When Frank Warren took the helm as Whitworth’s 12th president, in 1940, the campus comprised two buildings and less than 200 students. When he died while still in office, in 1963, Whitworth’s enrollment had grown to 1,700 day and evening students; the campus had 20 buildings; and Whitworth’s assets totaled more than $6 million.
A beloved president, Warren brought Whitworth through some of its hardest days as World War II took a toll on colleges across the country. He also set the college along firm conservative theological lines. In addition to building the campus physically, he sought to integrate Whitworth’s liberal arts program with religious studies, and through that effort brought some of Whitworth’s most highly regarded professors to Spokane. The student body not only grew in size, but also became more diverse due to Warren’s work recruiting beyond Washington state and U.S. borders.

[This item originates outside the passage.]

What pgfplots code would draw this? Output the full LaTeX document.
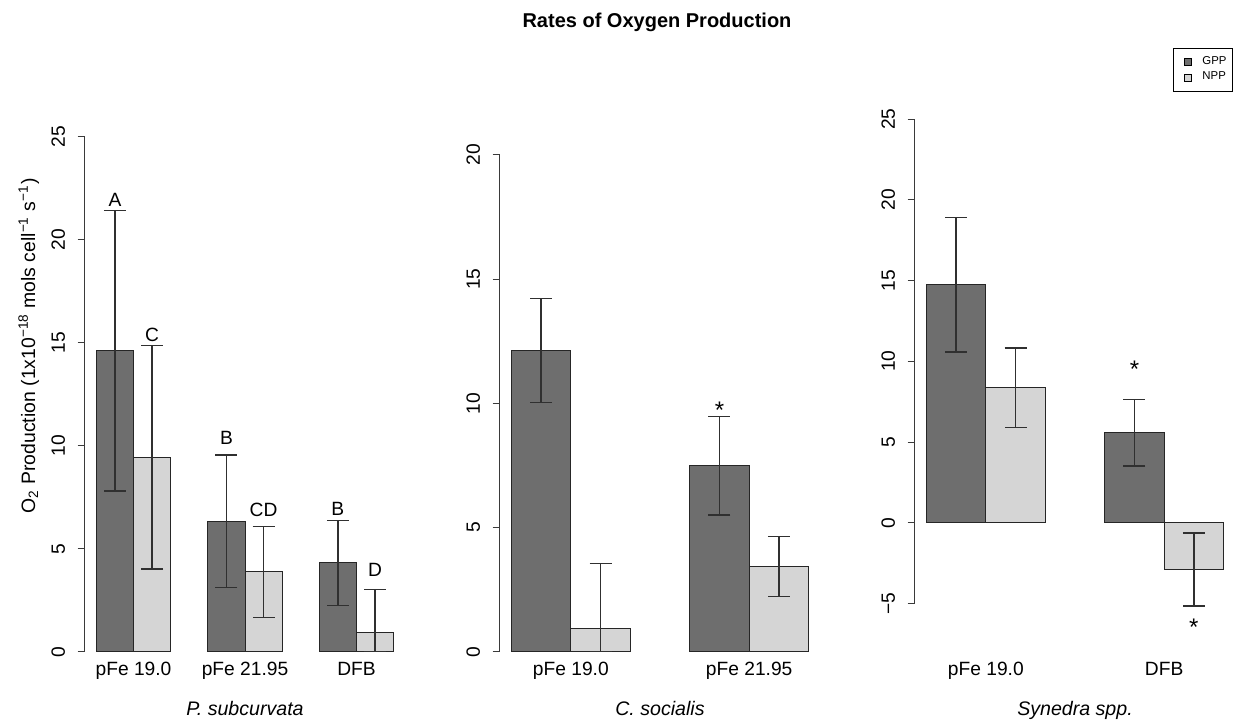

Warren still holds the distinction of being the college’s longest-serving president. In his memorial sermon, Robert Munger, Whitworth trustee and pastor of University Presbyterian Church of Seattle, provided a tribute that aptly captured Warren’s devotion to Whitworth: “No one could be in his presence more than two minutes before he would be sharing some enthusiastic word about the school. To him the faculty members were always the greatest, the students always the sharpest and finest. He could look objectively at their aberrations and immaturities, but usually, even when relating some of the inevitable problems of the undergraduate, he would lean back and with an expressive gesture of outspread arms, he would exclaim, ‘What a grand bunch! I love ’em.’”
Warren held three honorary degrees; chaired the Washington State Parks and Recreation Department; was named “Mr. Presbyterian of the Year” in Spokane; was a regular radio host during his weekly Chapel Hour; and served as president of both the Independent Colleges of Washington and the Association of Presidents of Colleges of Washington.
Warren’s children and grandchildren, several of whom have since graduated from Whitworth, are direct links to a man who devoted much of his life to building the school for the future and ensuring that its foundation remained strong.